* WHAT THE TASK ASKS
From the first line of the data below through the line bearing "Serif, Noto Sans", reproduce each line exactly; do not include pictures.

* PROVIDED MATERIAL
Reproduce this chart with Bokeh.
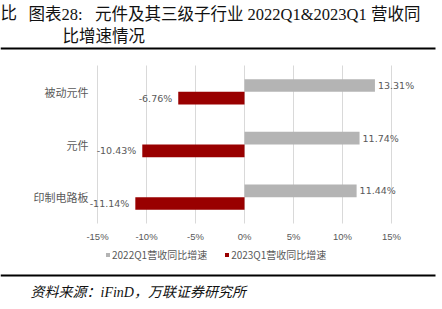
from bokeh.plotting import figure
from bokeh.models import (ColumnDataSource, Range1d, FixedTicker,
                          PrintfTickFormatter, Legend, LegendItem)
from bokeh.transform import dodge
from bokeh.core.properties import value
from bokeh.embed import file_html
from bokeh.resources import INLINE

# ---- data ----
categories = ["印制电路板", "元件", "被动元件"]          # bottom -> top
growth_2022q1 = [11.44, 11.74, 13.31]
growth_2023q1 = [-11.14, -10.43, -6.76]
x_ticks = [-15, -10, -5, 0, 5, 10, 15]
series_names = ["2022Q1营收同比增速", "2023Q1营收同比增速"]
title_cut = "比"
title_line1 = "图表28:\u00a0\u00a0\u00a0元件及其三级子行业\u00a02022Q1&2023Q1\u00a0营收同"
title_line2 = "比增速情况"
source_text = "资料来源：iFinD，万联证券研究所"

GRAY = "#b4b4b4"
RED = "#990000"
TXT = "#595959"
CJK = "Noto Sans CJK SC"
SERIF = "Liberation Serif, Noto Sans CJK SC"

W, H = 442, 309
# layout of the plotting band inside the page (pixels)
BAND_L, BAND_R, BAND_T, BAND_B = 97, 391, 65, 223
PX = (BAND_R - BAND_L) / (x_ticks[-1] - x_ticks[0])
n = len(categories)
UY = (BAND_B - BAND_T) / n
x0 = x_ticks[0] - BAND_L / PX
x1 = x_ticks[-1] + (W - BAND_R) / PX
y0 = -0.5 - (H - BAND_B) / UY
y1 = n - 0.5 + BAND_T / UY

idx = list(range(n))
src = ColumnDataSource(dict(i=idx, cat=categories, a=growth_2022q1, b=growth_2023q1,
                            la=[f"{v:.2f}%" for v in growth_2022q1],
                            lb=[f"{v:.2f}%" for v in growth_2023q1]))

p = figure(width=W, height=H, x_range=Range1d(x0, x1), y_range=Range1d(y0, y1),
           output_backend="svg", toolbar_location=None, min_border=0)
p.extra_x_ranges = {"px": Range1d(0, W)}
p.extra_y_ranges = {"px": Range1d(H, 0)}
p.outline_line_color = None
p.yaxis.visible = False
p.grid.visible = False

# vertical grid lines at the ticks, spanning the category band
p.segment(x0=x_ticks, x1=x_ticks, y0=[-0.5] * len(x_ticks), y1=[n - 0.5] * len(x_ticks),
          line_color="#d9d9d9", line_width=1)

r1 = p.hbar(y=dodge("i", 0.12), right="a", left=0, height=0.24,
            source=src, fill_color=GRAY, line_color=None)
r2 = p.hbar(y=dodge("i", -0.12), right="b", left=0, height=0.24,
            source=src, fill_color=RED, line_color=None)

# value labels
p.text(x="a", y=dodge("i", 0.12), text="la", source=src,
       x_offset=3, text_align="left", text_baseline="middle",
       text_font=value("DejaVu Sans"), text_font_size="9.5px", text_color=TXT)
p.text(x="b", y=dodge("i", -0.12), text="lb", source=src,
       x_offset=-6, text_align="right", text_baseline="middle",
       text_font=value("DejaVu Sans"), text_font_size="9.5px", text_color=TXT)

# category labels, left of the first gridline
p.text(x=[x_ticks[0]] * n, y=idx, text=categories,
       x_offset=-9, text_align="right", text_baseline="middle",
       text_font=value(CJK), text_font_size="11px", text_color=TXT)

# x axis drawn at the bottom of the band
xa = p.xaxis[0]
xa.y_range_name = "px"
xa.fixed_location = BAND_B
xa.ticker = FixedTicker(ticks=x_ticks)
xa.formatter = PrintfTickFormatter(format="%d%%")
xa.axis_line_color = None
xa.major_tick_line_color = None
xa.minor_tick_line_color = None
xa.major_tick_in = 0
xa.major_tick_out = 0
xa.minor_tick_in = 0
xa.minor_tick_out = 0
xa.major_label_standoff = 7
xa.major_label_text_font = "Liberation Sans"
xa.major_label_text_font_size = "9.5px"
xa.major_label_text_color = TXT

legend = Legend(items=[LegendItem(label=series_names[0], renderers=[r1]),
                       LegendItem(label=series_names[1], renderers=[r2])],
                orientation="horizontal", location=(105, H - 262), padding=0, margin=0,
                glyph_width=5, glyph_height=5, label_height=10, label_standoff=2,
                spacing=17, border_line_color=None, background_fill_alpha=0,
                label_text_font=CJK, label_text_font_size="10px", label_text_color=TXT)
p.add_layout(legend)

# page decorations: title, rules, source (page pixel coordinates)
p.text(x=[0, 28, 62], y=[13, 14, 35.5], text=[title_cut, title_line1, title_line2],
       x_range_name="px", y_range_name="px", text_align="left", text_baseline="middle",
       text_font=value(SERIF), text_font_size="16.5px", text_color="#111111")
p.segment(x0=[0, 0], x1=[435, 435], y0=[48, 275], y1=[48, 275],
          x_range_name="px", y_range_name="px", line_color="#000000", line_width=2.2)
p.text(x=[30], y=[292], text=[source_text], x_range_name="px", y_range_name="px",
       text_align="left", text_baseline="middle", text_font=value(SERIF),
       text_font_style="italic", text_font_size="14px", text_color="#111111")

open("out.html", "w").write(file_html(p, INLINE))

* RIGHT ANSWER
Reproduce this chart with Bokeh.
from bokeh.plotting import figure
from bokeh.models import (ColumnDataSource, Range1d, FixedTicker,
                          PrintfTickFormatter, Legend, LegendItem)
from bokeh.transform import dodge
from bokeh.core.properties import value
from bokeh.embed import file_html
from bokeh.resources import INLINE

# ---- data ----
categories = ["印制电路板", "元件", "被动元件"]          # bottom -> top
growth_2022q1 = [11.44, 11.74, 13.31]
growth_2023q1 = [-11.14, -10.43, -6.76]
x_ticks = [-15, -10, -5, 0, 5, 10, 15]
series_names = ["2022Q1营收同比增速", "2023Q1营收同比增速"]
title_cut = "比"
title_line1 = "图表28:\u00a0\u00a0\u00a0元件及其三级子行业\u00a02022Q1&2023Q1\u00a0营收同"
title_line2 = "比增速情况"
source_text = "资料来源：iFinD，万联证券研究所"

GRAY = "#b4b4b4"
RED = "#990000"
TXT = "#595959"
CJK = "Noto Sans CJK SC"
SERIF = "Liberation Serif, Noto Sans CJK SC"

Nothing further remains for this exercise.